Les chatbots ont aussi un fort potentiel pour ré-humaniser certaines tâches automatiques de la relation client en B to B, un domaine qui est trop souvent dépourvu d’humanité. Mais un public B to B est différent d’un public B to C et le arrive que la marque communique différemment selon ses audiences, il faudra en tenir compte lors du développement du chatbot.
3. Identité : quelle est sa personnalité?
Si le bot représente la marque, quel est son nom et son image? Doit-il adopter l’identité de la marque ou en avoir une distincte? Et quelle est sa personnalité?
Est-elle experte et professionnelle, proche et complice ou fun et décalée? Doit-il faire des blagues de bot, comme Mealou, un robot de recommandation de restaurants?
Tous ces attributs doivent être en cohérence avec la personnalité et l’identité de marque auprès des publics cibles, comme le serait un commercial ou un téléopérateur. Sa photo, son nom, son champ lexical, son usage des emojis doivent être ceux que la marque utiliserait si elle était humaine.
4. Relai : à partir de quand un humain doit-il prendre le relai ?
Tout d’abord, il faudra être très clair sur le fait que c’est avec un bot et non avec un humain que l’on dialogue, sinon on risque de créer de la déception. Le bot devra faire comprendre ce qu’il peut et ne peut pas faire et devra guider la conversation dans les bonnes directions. Et s’il n’en est pas capable, il devra proposer des solutions alternatives ou passer le relai à un humain.
Il faudra donc trouver un équilibre entre l’humain et le logiciel. D’une part, parce que les chatbots ont un champ d’action aujourd’hui limité par l’état de la technologie, mais aussi parce qu’on ne pourra pas et on n’aura pas intérêt à tout automatiser. Un niveau d’empathie inapproprié ou un service mal calibré et peu fiable endommagerait la marque, voire causerait un bad buzz, comme celui que Microsoft a essuyé avec Tay, son chatbot qui a dérapé en répétant des phrases racistes d’utilisateurs mal intentionnés.
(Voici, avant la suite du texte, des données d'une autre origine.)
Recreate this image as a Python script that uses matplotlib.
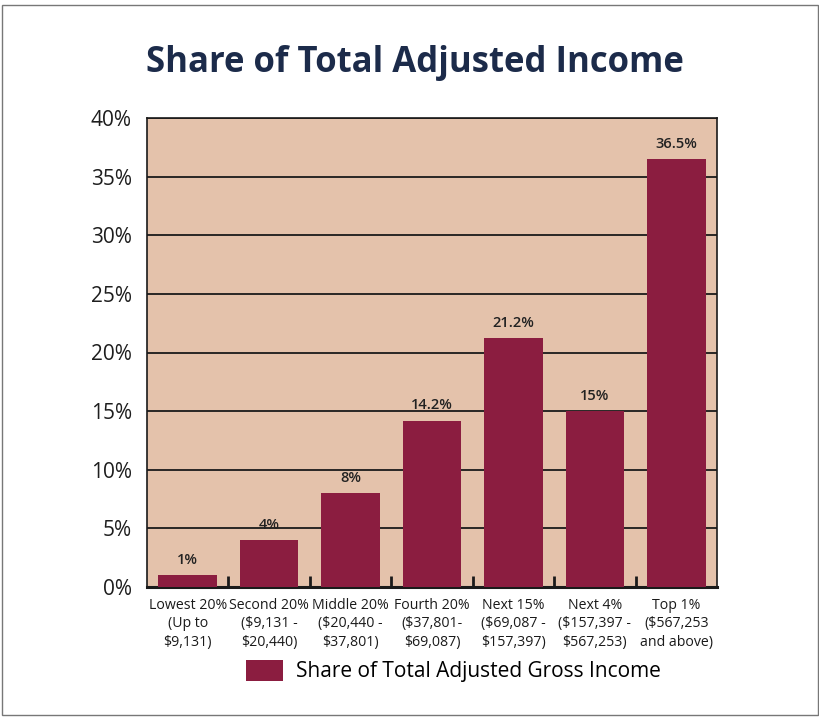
import numpy as np
import matplotlib.pyplot as plt
from matplotlib.patches import Patch, Rectangle

plt.rcParams['font.family'] = ['Open Sans', 'DejaVu Sans']

groups = ['Lowest 20%\n(Up to\n$9,131)', 'Second 20%\n($9,131 -\n$20,440)',
          'Middle 20%\n($20,440 -\n$37,801)', 'Fourth 20%\n($37,801-\n$69,087)',
          'Next 15%\n($69,087 -\n$157,397)', 'Next 4%\n($157,397 -\n$567,253)',
          'Top 1%\n($567,253\nand above)']
share = [1, 4, 8, 14.2, 21.2, 15, 36.5]
share_labels = ['1%', '4%', '8%', '14.2%', '21.2%', '15%', '36.5%']
yticks = [0, 5, 10, 15, 20, 25, 30, 35, 40]

bar_color = '#8b1d40'
panel_color = '#e4c2ab'
title_color = '#1c2b4a'

fig = plt.figure(figsize=(8.2, 7.17), dpi=100)
ax = fig.add_axes([147 / 820, 1 - 587 / 717, 570 / 820, 469 / 717])
ax.set_facecolor(panel_color)

x = np.arange(len(share))
ax.bar(x, share, width=0.72, color=bar_color, zorder=3)
for xi, v, lab in zip(x, share, share_labels):
    ax.text(xi, v + 0.7, lab, ha='center', va='bottom', fontsize=10.5,
            fontweight='semibold', color='#222222', zorder=4)

ax.set_xlim(-0.5, len(share) - 0.5)
ax.set_ylim(0, 40)
ax.set_yticks(yticks)
ax.set_yticklabels([f'{t}%' for t in yticks], fontsize=15, color='#1e1e1e')
ax.tick_params(axis='y', length=0, pad=11)
ax.yaxis.grid(True, color='#1a1a1a', linewidth=1.3, zorder=1)
ax.set_axisbelow(True)

# group labels centred under bars, tick marks between groups
ax.set_xticks(x)
ax.set_xticklabels(groups, fontsize=10.2, color='#1a1a1a', linespacing=1.3)
ax.tick_params(axis='x', length=0, pad=8)
for b in x[:-1] + 0.5:
    ax.plot([b, b], [0, 0.9], color='#1a1a1a', linewidth=2, zorder=4,
            solid_capstyle='butt')

for side in ['left', 'right', 'top']:
    ax.spines[side].set_linewidth(1.2)
    ax.spines[side].set_color('#1a1a1a')
ax.spines['bottom'].set_linewidth(2.2)
ax.spines['bottom'].set_color('#1a1a1a')

fig.text(415 / 820, 1 - 63 / 717, 'Share of Total Adjusted Income',
         ha='center', va='center', fontsize=25, fontweight='bold',
         color=title_color)

fig.legend(handles=[Patch(facecolor=bar_color,
                          label='Share of Total Adjusted Gross Income')],
           loc='center', bbox_to_anchor=(453 / 820, 1 - 671 / 717),
           frameon=False, fontsize=15, handlelength=1.8, handleheight=1.2,
           handletextpad=0.6)

# thin page frame
fig.patches.append(Rectangle((0.003, 0.003), 0.994, 0.99, transform=fig.transFigure,
                             fill=False, edgecolor='#777777', linewidth=1))

fig.savefig('out.png', dpi=100)
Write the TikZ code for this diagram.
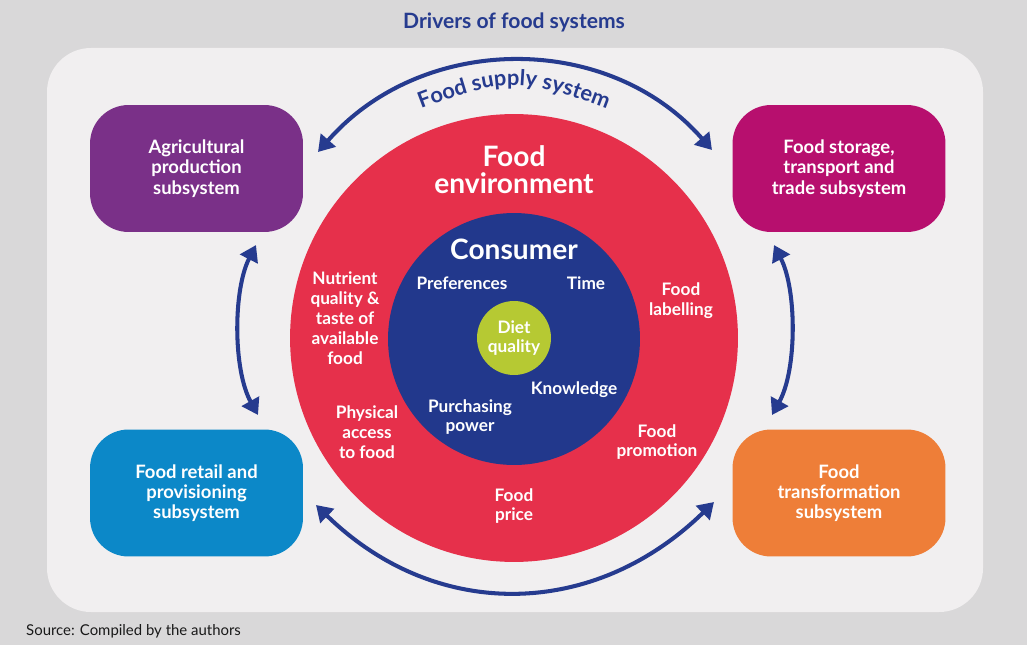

Ceux qui parviendront à trouver cet équilibre humain – machine tout en intégrant le chatbot dans leur stratégie de marque réussiront à améliorer leur expérience client et à construire de l’engagement et de la confiance qui viendront nourrir la marque.
5. Organisation : quel impact sur l’organisation interne ?
Enfin, les chatbots posent aussi un défi à l’organisation interne. Si le chatbot a vocation à être plus qu’un simple coup de communication, alors c’est un vrai sujet de transformation digitale qui impactera l’organisation et les process. Notre conviction est que la transformation digitale est avant tout un sujet de transformation business, dans un contexte de concurrence accrue et de recherche de leviers de croissance. Or la marque est un asset clé de création de croissance.
Quel service doit être en charge? La marque, la communication, le marketing ou le digital? Chaque entreprise a sa propre organisation et ses propres objectifs et il est probable que tous ces départements seront impliqués à des degrés divers et seront amenés à collaborer. Mais il sera crucial de déterminer des principes de gouvernance pour concilier l’efficacité optimale dans la conduite du projet tout en s’assurant que l’on ne trahit pas la marque. Mieux, un chatbot doit apporter de la valeur à la marque et réciproquement, la marque doit apporter une proposition de valeur spécifique pour faire du chatbot quelque chose d’unique, un champ d’expression de la marque et non pas juste le «gadget» technologique du moment.
C’est à cette condition que le chatbot sera un «brandbot», qui accompagnera vraiment la «brand transformation» et sera source de croissance pour la marque et le business.